TEMPO Interaktif, Yogyakarta - Ekspor mebel dan kerajinan kayu di Daerah Istimewa Yogyakarta terimbas krisis ekonomi yang melanda Eropa dan Amerika Serikat (AS). Nilai penjualan kedua kawasan itu pun turun 40 persen. "Kami berupaya bangkit dengan membidik pasar di negara lain, selain juga menggarap pasar domestik," kata Yuli Sugiyanto, Ketua Asosiasi Pengusaha Mebel Indonesia (Asmindo) Yogyakarta, Selasa 11 Oktober 2011.
Lesunya pasar terlihat dari melorotnya nilai order tiap perajin. Yuli mencontohkan, satu perajin bisa mengalami penurunan omzet 35 hingga 40 persen dari nilai ekspor tahunan mereka yang rata-rata mencapai US$ 5 ribu. Padahal AS dan Eropa merupakan pasar terbesar dari eksportir mebel Yogyakarta.
Negara-negara Eropa yang menjadi tujuan ekspor di antaranya Prancis, Belgia, Spanyol, Italia, Jerman, Portugal, dan Norwegia. Sedangkan di AS hampir semua negara bagian menjadi konsumen mereka.
Ke depan, para pengusaha akan mengalihkan ekspor ke Uni Emirat Arab, India, serta negara-negara di benua Afrika. Selain itu para pengusaha juga membidik pasar domestik melalui kerajinan lemari, meja, kursi, dan bufet.

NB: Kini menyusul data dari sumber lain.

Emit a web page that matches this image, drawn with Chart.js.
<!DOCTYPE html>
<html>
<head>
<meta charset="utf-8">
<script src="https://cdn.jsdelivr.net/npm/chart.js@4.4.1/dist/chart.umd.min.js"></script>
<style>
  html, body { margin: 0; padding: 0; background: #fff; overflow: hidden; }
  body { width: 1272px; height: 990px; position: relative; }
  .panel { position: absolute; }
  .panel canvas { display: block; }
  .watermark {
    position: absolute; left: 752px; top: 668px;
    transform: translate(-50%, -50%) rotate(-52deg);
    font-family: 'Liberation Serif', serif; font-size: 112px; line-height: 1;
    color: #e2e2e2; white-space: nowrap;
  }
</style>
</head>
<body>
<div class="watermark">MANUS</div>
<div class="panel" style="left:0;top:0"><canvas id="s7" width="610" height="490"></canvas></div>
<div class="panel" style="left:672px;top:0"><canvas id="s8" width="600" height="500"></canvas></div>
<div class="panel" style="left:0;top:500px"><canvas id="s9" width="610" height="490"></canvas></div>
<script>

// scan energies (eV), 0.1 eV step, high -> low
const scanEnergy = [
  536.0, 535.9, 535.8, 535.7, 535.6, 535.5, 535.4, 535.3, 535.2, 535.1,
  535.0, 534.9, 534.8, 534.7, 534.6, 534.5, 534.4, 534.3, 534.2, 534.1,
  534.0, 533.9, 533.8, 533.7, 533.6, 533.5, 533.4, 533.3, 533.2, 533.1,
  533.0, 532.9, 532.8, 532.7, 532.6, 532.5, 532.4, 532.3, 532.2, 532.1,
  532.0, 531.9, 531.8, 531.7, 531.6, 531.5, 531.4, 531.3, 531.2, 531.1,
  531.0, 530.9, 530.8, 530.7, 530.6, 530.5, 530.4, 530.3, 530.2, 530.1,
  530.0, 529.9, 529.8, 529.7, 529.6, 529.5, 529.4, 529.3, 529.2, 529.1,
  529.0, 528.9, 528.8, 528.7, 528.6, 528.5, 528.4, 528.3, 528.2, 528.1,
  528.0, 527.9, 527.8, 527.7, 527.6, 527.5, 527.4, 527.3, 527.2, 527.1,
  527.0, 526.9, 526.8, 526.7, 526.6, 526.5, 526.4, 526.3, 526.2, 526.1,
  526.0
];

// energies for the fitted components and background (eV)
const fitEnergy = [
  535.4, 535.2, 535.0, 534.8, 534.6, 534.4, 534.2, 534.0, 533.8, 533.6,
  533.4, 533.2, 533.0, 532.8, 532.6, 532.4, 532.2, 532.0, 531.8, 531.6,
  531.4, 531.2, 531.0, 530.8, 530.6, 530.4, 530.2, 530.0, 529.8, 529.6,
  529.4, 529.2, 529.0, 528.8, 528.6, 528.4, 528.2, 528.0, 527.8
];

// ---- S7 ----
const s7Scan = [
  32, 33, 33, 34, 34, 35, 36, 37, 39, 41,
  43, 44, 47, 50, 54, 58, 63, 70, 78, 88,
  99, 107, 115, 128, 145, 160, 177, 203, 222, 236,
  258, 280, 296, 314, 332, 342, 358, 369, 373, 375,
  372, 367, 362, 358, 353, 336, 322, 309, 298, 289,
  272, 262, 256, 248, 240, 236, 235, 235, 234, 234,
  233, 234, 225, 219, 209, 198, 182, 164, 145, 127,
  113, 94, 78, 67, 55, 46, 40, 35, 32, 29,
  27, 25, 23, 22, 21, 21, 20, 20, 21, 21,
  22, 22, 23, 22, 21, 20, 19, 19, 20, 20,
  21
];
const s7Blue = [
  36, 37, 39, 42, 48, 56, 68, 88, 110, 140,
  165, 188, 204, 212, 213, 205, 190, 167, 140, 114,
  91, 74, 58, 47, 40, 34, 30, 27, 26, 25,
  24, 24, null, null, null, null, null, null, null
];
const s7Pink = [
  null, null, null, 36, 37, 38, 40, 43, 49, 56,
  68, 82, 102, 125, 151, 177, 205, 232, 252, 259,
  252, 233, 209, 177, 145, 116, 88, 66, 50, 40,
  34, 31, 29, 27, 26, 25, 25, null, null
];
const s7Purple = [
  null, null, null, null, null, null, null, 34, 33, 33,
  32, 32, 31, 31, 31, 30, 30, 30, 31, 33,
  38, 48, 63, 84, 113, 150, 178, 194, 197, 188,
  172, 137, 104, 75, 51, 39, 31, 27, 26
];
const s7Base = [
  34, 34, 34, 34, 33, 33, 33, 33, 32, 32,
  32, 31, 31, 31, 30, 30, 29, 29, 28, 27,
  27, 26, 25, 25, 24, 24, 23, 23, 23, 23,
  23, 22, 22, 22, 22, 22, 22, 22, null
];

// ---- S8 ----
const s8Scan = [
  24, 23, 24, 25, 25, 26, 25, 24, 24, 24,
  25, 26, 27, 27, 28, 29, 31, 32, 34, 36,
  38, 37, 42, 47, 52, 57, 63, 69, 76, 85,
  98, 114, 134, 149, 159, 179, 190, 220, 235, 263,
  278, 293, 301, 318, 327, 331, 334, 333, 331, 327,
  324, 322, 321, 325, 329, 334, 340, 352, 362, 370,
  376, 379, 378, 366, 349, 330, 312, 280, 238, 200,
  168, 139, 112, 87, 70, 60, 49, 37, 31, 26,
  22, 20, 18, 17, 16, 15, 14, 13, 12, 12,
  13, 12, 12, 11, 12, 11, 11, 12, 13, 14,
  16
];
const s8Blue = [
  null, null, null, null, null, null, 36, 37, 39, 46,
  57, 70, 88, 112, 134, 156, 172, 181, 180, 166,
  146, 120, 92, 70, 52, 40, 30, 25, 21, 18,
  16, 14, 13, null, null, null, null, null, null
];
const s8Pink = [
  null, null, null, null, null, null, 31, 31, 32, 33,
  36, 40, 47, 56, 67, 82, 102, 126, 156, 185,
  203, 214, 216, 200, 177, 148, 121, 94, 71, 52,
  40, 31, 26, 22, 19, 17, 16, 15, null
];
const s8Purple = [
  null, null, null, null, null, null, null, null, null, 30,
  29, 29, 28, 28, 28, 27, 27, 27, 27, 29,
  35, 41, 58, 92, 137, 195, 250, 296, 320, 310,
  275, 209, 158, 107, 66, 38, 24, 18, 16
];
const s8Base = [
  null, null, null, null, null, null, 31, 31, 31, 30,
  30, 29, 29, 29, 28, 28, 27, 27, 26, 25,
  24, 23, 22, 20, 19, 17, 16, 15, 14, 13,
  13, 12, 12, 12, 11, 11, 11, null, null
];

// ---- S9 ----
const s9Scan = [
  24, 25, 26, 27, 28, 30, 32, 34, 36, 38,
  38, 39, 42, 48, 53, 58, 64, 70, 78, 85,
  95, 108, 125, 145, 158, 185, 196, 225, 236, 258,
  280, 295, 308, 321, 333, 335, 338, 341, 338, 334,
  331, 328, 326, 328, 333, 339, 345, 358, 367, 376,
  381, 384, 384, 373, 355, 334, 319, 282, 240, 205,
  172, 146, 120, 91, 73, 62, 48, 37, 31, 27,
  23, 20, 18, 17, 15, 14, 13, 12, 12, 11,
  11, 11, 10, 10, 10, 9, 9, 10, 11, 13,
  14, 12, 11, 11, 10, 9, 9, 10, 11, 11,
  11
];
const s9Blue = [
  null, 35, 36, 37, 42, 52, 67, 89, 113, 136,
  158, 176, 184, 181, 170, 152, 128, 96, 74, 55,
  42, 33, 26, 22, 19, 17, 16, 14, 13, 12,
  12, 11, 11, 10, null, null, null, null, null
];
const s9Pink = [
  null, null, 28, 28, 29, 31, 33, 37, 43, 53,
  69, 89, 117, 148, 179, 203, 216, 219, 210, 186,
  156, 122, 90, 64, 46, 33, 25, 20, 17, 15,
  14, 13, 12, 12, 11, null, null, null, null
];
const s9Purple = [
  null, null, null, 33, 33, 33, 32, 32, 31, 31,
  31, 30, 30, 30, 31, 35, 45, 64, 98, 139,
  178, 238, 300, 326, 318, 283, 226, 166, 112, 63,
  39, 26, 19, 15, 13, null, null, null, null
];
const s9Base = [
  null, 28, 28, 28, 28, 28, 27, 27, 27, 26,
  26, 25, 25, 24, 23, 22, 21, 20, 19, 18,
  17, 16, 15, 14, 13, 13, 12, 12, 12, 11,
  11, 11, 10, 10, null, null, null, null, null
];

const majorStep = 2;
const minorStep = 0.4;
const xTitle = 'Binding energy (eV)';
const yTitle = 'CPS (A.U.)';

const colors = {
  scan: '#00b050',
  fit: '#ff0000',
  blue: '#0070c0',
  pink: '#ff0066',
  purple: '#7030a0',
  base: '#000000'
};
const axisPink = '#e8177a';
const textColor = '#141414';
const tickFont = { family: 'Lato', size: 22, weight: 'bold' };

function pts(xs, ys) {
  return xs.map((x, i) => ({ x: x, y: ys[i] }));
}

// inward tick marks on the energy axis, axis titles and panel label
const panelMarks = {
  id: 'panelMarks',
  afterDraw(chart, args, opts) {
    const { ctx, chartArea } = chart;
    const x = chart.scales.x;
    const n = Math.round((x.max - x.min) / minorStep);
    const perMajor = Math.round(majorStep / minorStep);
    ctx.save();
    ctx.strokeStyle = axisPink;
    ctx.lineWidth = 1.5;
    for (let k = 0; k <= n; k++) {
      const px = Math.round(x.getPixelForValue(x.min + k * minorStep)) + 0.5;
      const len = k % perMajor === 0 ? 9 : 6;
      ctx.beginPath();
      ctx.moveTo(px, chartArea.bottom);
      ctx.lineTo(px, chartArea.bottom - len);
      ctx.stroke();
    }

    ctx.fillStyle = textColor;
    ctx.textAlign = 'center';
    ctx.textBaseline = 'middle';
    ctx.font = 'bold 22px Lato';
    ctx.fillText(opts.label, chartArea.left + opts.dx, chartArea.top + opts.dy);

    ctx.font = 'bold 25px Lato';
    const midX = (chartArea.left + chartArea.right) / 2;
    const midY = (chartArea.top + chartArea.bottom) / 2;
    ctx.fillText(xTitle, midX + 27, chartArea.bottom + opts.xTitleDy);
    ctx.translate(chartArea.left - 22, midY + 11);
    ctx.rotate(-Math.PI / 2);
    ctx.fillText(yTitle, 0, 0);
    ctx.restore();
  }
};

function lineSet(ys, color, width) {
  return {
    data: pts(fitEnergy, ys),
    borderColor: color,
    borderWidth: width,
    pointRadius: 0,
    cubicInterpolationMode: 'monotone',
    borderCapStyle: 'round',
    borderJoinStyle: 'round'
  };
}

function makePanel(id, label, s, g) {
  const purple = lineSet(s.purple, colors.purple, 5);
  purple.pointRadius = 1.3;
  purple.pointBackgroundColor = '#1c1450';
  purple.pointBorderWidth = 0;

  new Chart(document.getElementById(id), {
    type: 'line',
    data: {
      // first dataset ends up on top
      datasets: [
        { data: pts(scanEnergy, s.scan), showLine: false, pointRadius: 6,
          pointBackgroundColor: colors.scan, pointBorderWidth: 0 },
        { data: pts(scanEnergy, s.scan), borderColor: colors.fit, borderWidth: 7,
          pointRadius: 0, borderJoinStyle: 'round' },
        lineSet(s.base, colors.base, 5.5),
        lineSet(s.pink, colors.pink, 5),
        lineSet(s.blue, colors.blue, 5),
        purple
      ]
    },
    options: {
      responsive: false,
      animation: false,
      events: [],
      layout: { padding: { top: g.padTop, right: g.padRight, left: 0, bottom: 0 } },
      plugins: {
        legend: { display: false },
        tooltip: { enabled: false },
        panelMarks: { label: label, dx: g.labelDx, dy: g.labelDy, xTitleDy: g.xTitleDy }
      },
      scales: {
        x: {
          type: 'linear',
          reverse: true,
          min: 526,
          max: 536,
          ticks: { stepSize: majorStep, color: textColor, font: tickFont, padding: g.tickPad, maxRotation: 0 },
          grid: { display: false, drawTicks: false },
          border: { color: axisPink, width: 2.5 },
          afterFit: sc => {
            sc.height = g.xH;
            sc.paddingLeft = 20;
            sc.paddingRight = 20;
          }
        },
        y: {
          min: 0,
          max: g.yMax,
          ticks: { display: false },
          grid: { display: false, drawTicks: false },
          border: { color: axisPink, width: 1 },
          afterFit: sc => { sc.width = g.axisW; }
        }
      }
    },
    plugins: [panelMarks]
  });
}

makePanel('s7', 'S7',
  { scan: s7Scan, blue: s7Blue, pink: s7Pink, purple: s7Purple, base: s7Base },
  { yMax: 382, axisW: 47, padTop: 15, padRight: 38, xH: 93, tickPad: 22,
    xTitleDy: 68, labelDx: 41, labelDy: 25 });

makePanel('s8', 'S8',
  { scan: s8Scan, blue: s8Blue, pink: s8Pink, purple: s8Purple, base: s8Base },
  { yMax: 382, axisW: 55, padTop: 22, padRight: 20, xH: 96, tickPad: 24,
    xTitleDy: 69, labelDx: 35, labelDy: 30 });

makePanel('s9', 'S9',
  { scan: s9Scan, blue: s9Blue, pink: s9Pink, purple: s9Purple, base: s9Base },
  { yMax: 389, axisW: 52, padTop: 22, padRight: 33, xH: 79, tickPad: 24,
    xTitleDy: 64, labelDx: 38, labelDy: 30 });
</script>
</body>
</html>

Kepala Bidang Perdagangan Luar Negeri Dinas Perindustrian dan Perdagangan Daerah Istimewa Yogyakarta, Riyadi, mencatat ekspor mebel tahun lalu turun dibanding 2009. Pada 2009 nilai ekspor mebel mencapai US$ 18,67 juta sedangkan 2010 hanya sebesar US$ 18,19 juta. Tahun ini nilai ekspor hingga April baru mencapai US$ 4,87 juta.